The input data of the encoder are genomic records or metadata, with optional reference data, while its output is MPEG-G file or transport streams.

=== ISO/IEC 23092-3 MPEG-G Part 3 ===
ISO/IEC 23092-3 specifies a metadata format and provides genomic data representation APIs to support interoperability among existing tools and systems. Part 3 specifies how an MPEG-G compliant bitstream can be integrated with metadata as well as mechanisms to implement access control, integrity verification, authentication and authorization mechanisms. This part also contains an informative section devoted to the mapping between SAM and MPEG-G data structures, including backward compatibility with existing SAM content. It defines:

Groups of API Functions
| Functions Group | Brief Description |
|---|---|
| Genomic Information | Functions used to query the structure of, and retrieve, the genomic information coded in a bitstream compliant with ISO/IEC 23092 series. |
| Metadata | Functions used to query the structure of, and retrieve, the metadata associated with the coded genomic data. |
| Protection | Functions used to retrieve the protection metadata associated with the coded genomic data. |
| Reference | Functions used to retrieve the reference associated with a dataset. |
| Statistics | Functions used to retrieve statistics associated with a dataset. |

=== ISO/IEC 23092-4 MPEG-G Part 4 ===

ISO/IEC 23092-4 specifies genomic information representation reference software, referred to as the genomic model (GM). It consists of two components: the reference encoder software and the reference decoder software. While the reference decoder software is provided to assess the conformance to the requirements of ISO/IEC 23092-1, ISO/IEC 23092-2 and ISO/IEC 23092-6, the reference encoder software serves as a guide for the implementation of the aforementioned standards. The reference encoder software called Genie is an open source software developed by a group of individuals from multiple universities and companies around the world.
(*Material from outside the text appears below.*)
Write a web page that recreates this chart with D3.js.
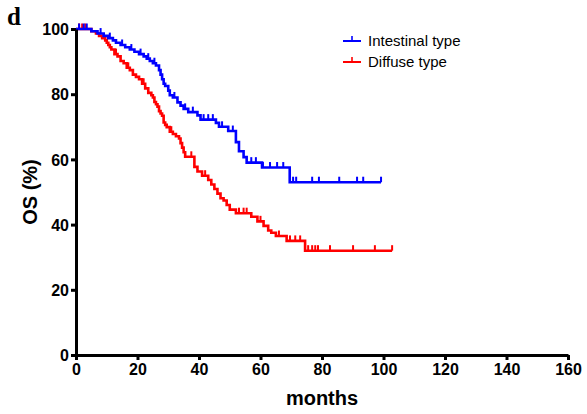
<!DOCTYPE html>
<html>
<head>
<meta charset="utf-8">
<script src="https://cdn.jsdelivr.net/npm/d3@7"></script>
<style>
  body { margin: 0; background: #fff; }
  text { font-family: "Liberation Sans", Arial, sans-serif; }
</style>
</head>
<body>
<div id="chart"></div>
<script>
// Intestinal type: event times (months) and survival (%)
const intestinalTimes = [0,5,7,9,10.5,12,13,14.5,16,17.5,19,20.5,22,23,24,25,26,27,27.5,28,28.5,29,30,30.5,31.5,33,34,35,36.5,39.5,40.5,45.5,46.5,49.5,52,53,54.5,55.5,60.5,69.5];
const intestinalSurv  = [100,99.3,98.6,97.9,97.2,96.5,95.8,95.1,94.4,93.7,93.0,92.3,91.6,90.9,90.2,89.5,88.8,87.4,86.0,84.6,83.2,82.5,81.1,79.7,79.0,77.5,76.5,75.5,74.5,73.5,72.2,71.2,70.0,68.7,65.3,62.5,60.7,59.0,57.5,53.0];
const intestinalCensor = [1,2.5,3.5,8,11,15,18,21,23.5,25.5,32,35.5,38,41.5,43,44.5,47.5,51,57,58.5,60.8,63.1,65.4,67.4,70.6,71.6,76.8,79,85.6,91.4,93.4,99.2];
const intestinalEnd = 99.2;

// Diffuse type
const diffuseTimes = [0,5,6.5,7.5,8.5,9.5,10,10.5,11,11.5,12.5,13.5,14.5,15.5,16.5,17.5,18.5,19.5,20.5,21.5,22.5,23.5,24.5,25,25.5,26,26.5,27,27.5,28,28.5,29,29.5,30.5,31.5,32.5,33.5,34,34.5,35,35.5,38.5,39.5,41,43,44,45,46,47,48,49,50,52,57,59,61,62.5,63.5,65,68.5,74.5];
const diffuseSurv  = [100,99.3,98.6,97.9,97.2,96.5,95.8,95.1,94.4,93.7,92.3,91.6,90.2,89.5,88.1,87.4,86.0,85.3,84.6,83.2,81.8,80.4,79.7,79.0,77.6,76.9,76.2,74.8,74.1,73.4,71.3,70.6,69.9,68.5,67.8,67.1,66.4,65.0,63.6,62.2,60.8,57.7,56.3,55.0,53.7,52.3,50.9,49.5,48.1,47.4,46.0,44.6,43.5,42.4,41.0,39.6,38.2,37.5,36.5,35.0,32.0];
const diffuseCensor = [1,2,3,13,17,22,31,37.5,42,53,54.5,55.5,60,66,69.6,71.3,72.9,75.5,76.8,77.8,78.7,82.6,90.1,97.2,102.8];
const diffuseEnd = 102.8;

const xTicks = [0,20,40,60,80,100,120,140,160];
const yTicks = [0,20,40,60,80,100];

const width = 587, height = 414;
const margin = { top: 29, right: 19, bottom: 59, left: 76 };

const svg = d3.select("#chart").append("svg")
    .attr("width", width)
    .attr("height", height);

const x = d3.scaleLinear().domain([0, 160]).range([margin.left, width - margin.right]);
const y = d3.scaleLinear().domain([0, 100]).range([height - margin.bottom, margin.top]);

// panel letter
svg.append("text")
    .attr("x", 7).attr("y", 25)
    .style("font-family", "'Liberation Serif', 'Times New Roman', serif")
    .style("font-weight", "bold")
    .style("font-size", "25px")
    .text("d");

const series = [
  { name: "Intestinal type", color: "#0000ff", times: intestinalTimes, surv: intestinalSurv, censor: intestinalCensor, end: intestinalEnd },
  { name: "Diffuse type", color: "#ff0000", times: diffuseTimes, surv: diffuseSurv, censor: diffuseCensor, end: diffuseEnd }
];

function survAt(s, t) {
  const i = d3.bisectRight(s.times, t) - 1;
  return s.surv[Math.max(0, i)];
}

const line = d3.line().x(d => x(d[0])).y(d => y(d[1])).curve(d3.curveStepAfter);

// draw diffuse first then intestinal on top
series.slice().reverse().forEach(s => {
  const pts = s.times.map((t, i) => [t, s.surv[i]]);
  pts.push([s.end, s.surv[s.surv.length - 1]]);
  svg.append("path")
      .datum(pts)
      .attr("fill", "none")
      .attr("stroke", s.color)
      .attr("stroke-width", 2.6)
      .attr("d", line);

  svg.append("g").selectAll("line")
    .data(s.censor)
    .join("line")
      .attr("x1", d => x(d)).attr("x2", d => x(d))
      .attr("y1", d => y(survAt(s, d)))
      .attr("y2", d => y(survAt(s, d)) - 5.5)
      .attr("stroke", s.color)
      .attr("stroke-width", 2);
});

// axes
const xAxis = svg.append("g")
    .attr("transform", `translate(0,${y(0)})`)
    .call(d3.axisBottom(x).tickValues(xTicks).tickSize(5).tickSizeOuter(0));
const yAxis = svg.append("g")
    .attr("transform", `translate(${x(0)},0)`)
    .call(d3.axisLeft(y).tickValues(yTicks).tickSize(5).tickSizeOuter(0));

[xAxis, yAxis].forEach(a => {
  a.select(".domain").attr("stroke", "#000").attr("stroke-width", 3);
  a.selectAll(".tick line").attr("stroke", "#000").attr("stroke-width", 3);
  a.selectAll(".tick text")
    .style("font-family", "'Liberation Sans', Arial, sans-serif")
    .style("font-weight", "bold")
    .style("font-size", "16px")
    .attr("fill", "#000");
});
xAxis.selectAll(".tick text").attr("dy", "0.9em").attr("y", 6);
yAxis.selectAll(".tick text").attr("x", -7).attr("dy", "0.36em");

// axis titles
svg.append("text")
    .attr("x", (x(0) + x(160)) / 2)
    .attr("y", 405)
    .attr("text-anchor", "middle")
    .style("font-weight", "bold")
    .style("font-size", "20px")
    .text("months");

svg.append("text")
    .attr("transform", `translate(37,${(y(0) + y(100)) / 2}) rotate(-90)`)
    .attr("text-anchor", "middle")
    .style("font-weight", "bold")
    .style("font-size", "20px")
    .text("OS (%)");

// legend
const legend = svg.append("g").attr("transform", "translate(343,41)");
series.forEach((s, i) => {
  const g = legend.append("g").attr("transform", `translate(0,${i * 21})`);
  g.append("line").attr("x1", 0).attr("x2", 18).attr("y1", 0).attr("y2", 0)
    .attr("stroke", s.color).attr("stroke-width", 2);
  g.append("line").attr("x1", 9).attr("x2", 9).attr("y1", 0).attr("y2", -5)
    .attr("stroke", s.color).attr("stroke-width", 1.6);
  g.append("text").attr("x", 25).attr("y", 0).attr("dy", "0.35em")
    .style("font-size", "15px")
    .text(s.name);
});
</script>
</body>
</html>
It features the following components:

Reference Software Components
| Part | Number | Component | Description |
|---|---|---|---|
| Part 1 | ISO/IEC 23092-1 | Encapsulation |  |
|  |  | Indexing |  |
| Part 2 | ISO/IEC 23092-2 | Classification |  |
|  |  | Reference engine |  |
|  |  | Quality value quantization |  |
|  |  | Descriptor subsequence generation |  |
|  |  | Transformations |  |
|  |  | Entropy encoding |  |
| Part 6 | ISO/IEC 23092-6 | (To be determined) |  |

=== ISO/IEC 23092-5 MPEG-G Part 5 ===
ISO/IEC 23092-5 specifies conformance of the coding of genomic information. Part 5 provides a means to test and validate the correct implementation of the MPEG-G technology in different devices and applications to ensure the interoperability among all systems. It specifies a normative procedure to assess conformity to the standard on an exhaustive set of compressed data.

== MIME Type and Filename extensions ==
No MIME type (RFC 6838 based IANA media type) currently defined for MPEG-G file.

No conventional file extensions are defined.